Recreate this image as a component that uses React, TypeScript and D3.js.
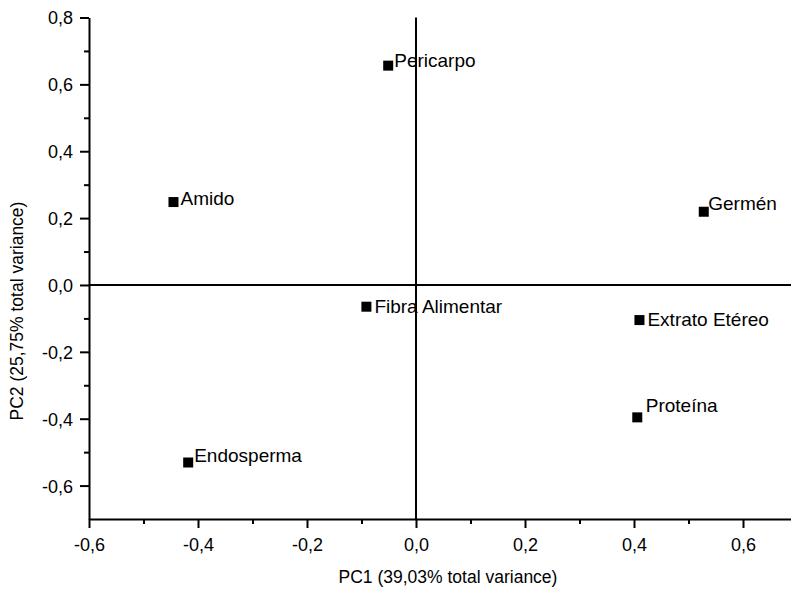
────────────────────────────────────────
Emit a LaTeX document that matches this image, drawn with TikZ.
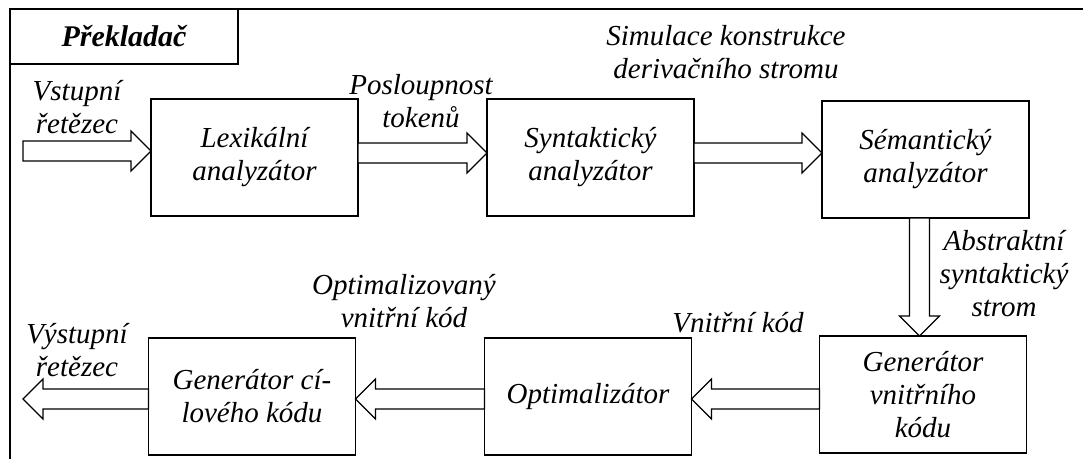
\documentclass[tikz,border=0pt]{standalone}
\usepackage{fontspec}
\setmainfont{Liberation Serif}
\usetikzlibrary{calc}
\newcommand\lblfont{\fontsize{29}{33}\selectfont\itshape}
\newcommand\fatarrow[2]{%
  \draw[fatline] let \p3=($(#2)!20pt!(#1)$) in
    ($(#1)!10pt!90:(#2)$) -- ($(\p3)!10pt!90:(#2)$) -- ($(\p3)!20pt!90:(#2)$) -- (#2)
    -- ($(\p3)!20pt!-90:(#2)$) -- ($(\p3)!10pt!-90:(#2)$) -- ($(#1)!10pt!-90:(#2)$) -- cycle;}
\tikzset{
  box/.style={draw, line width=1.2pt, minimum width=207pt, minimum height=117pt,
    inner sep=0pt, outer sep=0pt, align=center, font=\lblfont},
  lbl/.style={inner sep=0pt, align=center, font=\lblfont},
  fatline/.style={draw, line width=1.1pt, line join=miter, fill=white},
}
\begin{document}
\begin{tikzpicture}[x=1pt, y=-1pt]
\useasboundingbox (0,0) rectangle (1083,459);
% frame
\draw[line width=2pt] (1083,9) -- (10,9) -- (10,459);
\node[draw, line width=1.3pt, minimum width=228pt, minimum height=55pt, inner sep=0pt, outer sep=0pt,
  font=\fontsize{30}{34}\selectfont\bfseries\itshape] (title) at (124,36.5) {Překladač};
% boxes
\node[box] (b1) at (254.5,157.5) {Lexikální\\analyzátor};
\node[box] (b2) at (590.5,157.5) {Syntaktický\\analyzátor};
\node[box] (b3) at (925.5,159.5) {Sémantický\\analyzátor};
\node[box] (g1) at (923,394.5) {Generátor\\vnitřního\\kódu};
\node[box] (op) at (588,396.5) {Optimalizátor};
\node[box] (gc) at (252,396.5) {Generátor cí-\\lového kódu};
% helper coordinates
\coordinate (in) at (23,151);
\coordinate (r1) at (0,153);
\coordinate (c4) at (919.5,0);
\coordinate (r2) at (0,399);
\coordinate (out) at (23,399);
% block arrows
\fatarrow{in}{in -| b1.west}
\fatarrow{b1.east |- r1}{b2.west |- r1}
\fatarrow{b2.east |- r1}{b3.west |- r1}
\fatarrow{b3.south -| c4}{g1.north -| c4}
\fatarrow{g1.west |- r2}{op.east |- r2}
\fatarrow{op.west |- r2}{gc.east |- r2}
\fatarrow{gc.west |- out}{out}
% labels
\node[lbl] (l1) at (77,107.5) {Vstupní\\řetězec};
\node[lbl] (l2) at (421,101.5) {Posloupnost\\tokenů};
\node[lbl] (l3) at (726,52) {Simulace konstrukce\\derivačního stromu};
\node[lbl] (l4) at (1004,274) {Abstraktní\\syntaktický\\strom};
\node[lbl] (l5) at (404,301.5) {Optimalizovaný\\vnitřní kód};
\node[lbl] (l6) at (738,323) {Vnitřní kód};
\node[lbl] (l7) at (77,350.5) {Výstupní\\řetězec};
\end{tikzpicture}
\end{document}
────────────────────────────────────────
• Task:
Within the listing above, find every line containing the string "image" and return it.

• Result below:
Recreate this image as a component that uses React, TypeScript and D3.js.
Emit a LaTeX document that matches this image, drawn with TikZ.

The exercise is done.